En se rappelant plus tard, devant le cercle des écrivains argentins, à Buenos Aires, le 23 septembre 1936, sa visite au Bureau de recherches surréalistes, il dira qu’il y avait vu des tiroirs remplis de pages d’écriture automatique. Michaux juge ces pages illisibles, « avec seulement quelques miettes de poésie qui s’asphyxiaient ». C’est la dernière fois qu’il critiquera l’écriture automatique et le jugement doit être compris comme définitif : « Ce n’était pas de la poésie, mais un étonnant moyen de se mettre sans effort en relation avec le subconscient, un vaste terrain où jouer librement, sans rappels à l’ordre, sans rencontrer ni la honte, ni la mesquinerie, ni même la raison ». Les surréalistes ont échoué dans leurs tentatives d’écriture automatique et les notations poétique des rêves : ils ont échoué à faire de la poésie en série, mais leurs expériences restent néanmoins «un document psychanalytique de premier ordre». (cf. la retraduction de la conférence de Michaux, « Busqueda en la poesia contemporanea » de la revue Sur, n° 25, octobre 1936, dans ses Œuvres complètes, t. I, p. 975-977).

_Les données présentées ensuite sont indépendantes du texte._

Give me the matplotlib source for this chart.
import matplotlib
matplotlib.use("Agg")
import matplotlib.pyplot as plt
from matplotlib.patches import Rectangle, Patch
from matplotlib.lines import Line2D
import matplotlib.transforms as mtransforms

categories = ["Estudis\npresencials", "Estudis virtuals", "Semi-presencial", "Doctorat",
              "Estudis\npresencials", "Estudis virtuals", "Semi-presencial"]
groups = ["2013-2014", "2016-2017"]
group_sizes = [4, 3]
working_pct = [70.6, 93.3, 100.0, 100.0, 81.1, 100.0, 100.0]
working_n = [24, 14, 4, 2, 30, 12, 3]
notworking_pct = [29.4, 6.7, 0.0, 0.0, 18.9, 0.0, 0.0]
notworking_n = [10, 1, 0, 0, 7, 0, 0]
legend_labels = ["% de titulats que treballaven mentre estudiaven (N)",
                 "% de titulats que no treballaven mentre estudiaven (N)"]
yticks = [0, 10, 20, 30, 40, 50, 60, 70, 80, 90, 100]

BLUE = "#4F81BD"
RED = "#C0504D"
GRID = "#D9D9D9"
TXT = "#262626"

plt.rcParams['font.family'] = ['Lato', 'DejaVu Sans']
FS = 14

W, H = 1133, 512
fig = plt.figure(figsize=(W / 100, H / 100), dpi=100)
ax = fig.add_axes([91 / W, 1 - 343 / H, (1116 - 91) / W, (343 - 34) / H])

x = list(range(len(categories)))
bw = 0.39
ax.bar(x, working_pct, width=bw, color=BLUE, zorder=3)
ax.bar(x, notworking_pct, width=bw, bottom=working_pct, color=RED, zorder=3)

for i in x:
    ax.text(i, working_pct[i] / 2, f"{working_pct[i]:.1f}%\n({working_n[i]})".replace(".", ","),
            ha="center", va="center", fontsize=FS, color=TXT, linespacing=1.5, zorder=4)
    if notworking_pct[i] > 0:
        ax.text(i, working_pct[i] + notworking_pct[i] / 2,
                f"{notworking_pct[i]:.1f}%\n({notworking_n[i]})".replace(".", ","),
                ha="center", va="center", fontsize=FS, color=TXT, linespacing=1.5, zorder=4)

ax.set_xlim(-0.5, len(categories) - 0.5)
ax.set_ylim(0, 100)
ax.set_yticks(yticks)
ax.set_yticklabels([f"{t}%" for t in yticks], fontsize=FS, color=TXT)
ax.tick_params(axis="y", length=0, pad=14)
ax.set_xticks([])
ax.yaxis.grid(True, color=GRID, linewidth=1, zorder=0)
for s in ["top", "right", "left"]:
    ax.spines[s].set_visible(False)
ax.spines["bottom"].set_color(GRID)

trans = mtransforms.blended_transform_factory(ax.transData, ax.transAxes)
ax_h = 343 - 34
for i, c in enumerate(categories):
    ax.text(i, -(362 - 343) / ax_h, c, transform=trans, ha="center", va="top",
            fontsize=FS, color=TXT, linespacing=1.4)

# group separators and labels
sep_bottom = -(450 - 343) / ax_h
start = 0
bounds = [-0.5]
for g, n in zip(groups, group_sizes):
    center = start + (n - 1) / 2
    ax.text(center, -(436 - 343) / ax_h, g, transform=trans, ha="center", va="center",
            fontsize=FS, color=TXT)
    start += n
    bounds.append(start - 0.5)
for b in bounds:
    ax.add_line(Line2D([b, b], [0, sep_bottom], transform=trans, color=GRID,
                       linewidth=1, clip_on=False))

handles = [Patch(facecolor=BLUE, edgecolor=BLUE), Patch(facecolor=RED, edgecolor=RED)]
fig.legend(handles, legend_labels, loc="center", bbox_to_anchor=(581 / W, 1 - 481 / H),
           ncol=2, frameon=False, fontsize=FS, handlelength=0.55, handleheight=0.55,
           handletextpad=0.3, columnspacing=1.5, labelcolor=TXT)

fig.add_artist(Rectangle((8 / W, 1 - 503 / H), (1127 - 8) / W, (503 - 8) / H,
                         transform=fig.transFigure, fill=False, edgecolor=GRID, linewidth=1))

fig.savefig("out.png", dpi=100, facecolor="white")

André Thirion qui dans ses mémoires, Révolutionnaires sans Révolution (1972), notait que les textes de Michaux furent publiés dans la revue Transition d’Eugène Jolas, à laquelle des surréalistes collaboraient aussi (p. 148), a bien compris que Michaux a en toutes circonstances fait preuve de « l’honnêteté du témoin et de l’expérimentateur » (id., p. 190). Breton lui-même a d’ailleurs honoré ses expérimentations langagières indépendantes mais convergentes avec celles des surréalistes (Du surréalisme dans ses œuvres vives, 1953).

 


[1]. Faudrait-il lire dans un sens ironique la dédicace sur la page du titre des Bases du Merveilleux (édition originale : Saint-Maurice d’Étalen, « tirée à petit nombre pour la fleur de nos amis vers la fin du monde ») :

« Une des

Bases du Merveilleux

au moins ne m’aura pas

totalement échappée.

Infime ou grande, à

qui en offrir l’étude sinon à

André Breton ?

H. Michaux ».

Reproduction en fac-similé dans le catalogue de vente de la Collection André Breton (Paris, 2003, Calmels-Cohen, Livres II,  lot 912). À part ce recueil, Breton possédait les Fables des origines (Paris-Bruxelles, Éditions du Disque Vert, avec envoi autographe signé « de Henri Michaux à André Breton » et avec l’adresse autographe de Michaux à Bruxelles (lot 910) ; le recueil Qui je fus ? (Paris, N.R.F., 1927, avec un portrait de l’auteur gravé sur bois par G . Aubert ; exemplaire justifié hors commerce sur vélin navarre ; lot 911) et plusieurs autres ouvrages édités après la guerre, dans la décennie 1944-1954 (lot 913-917).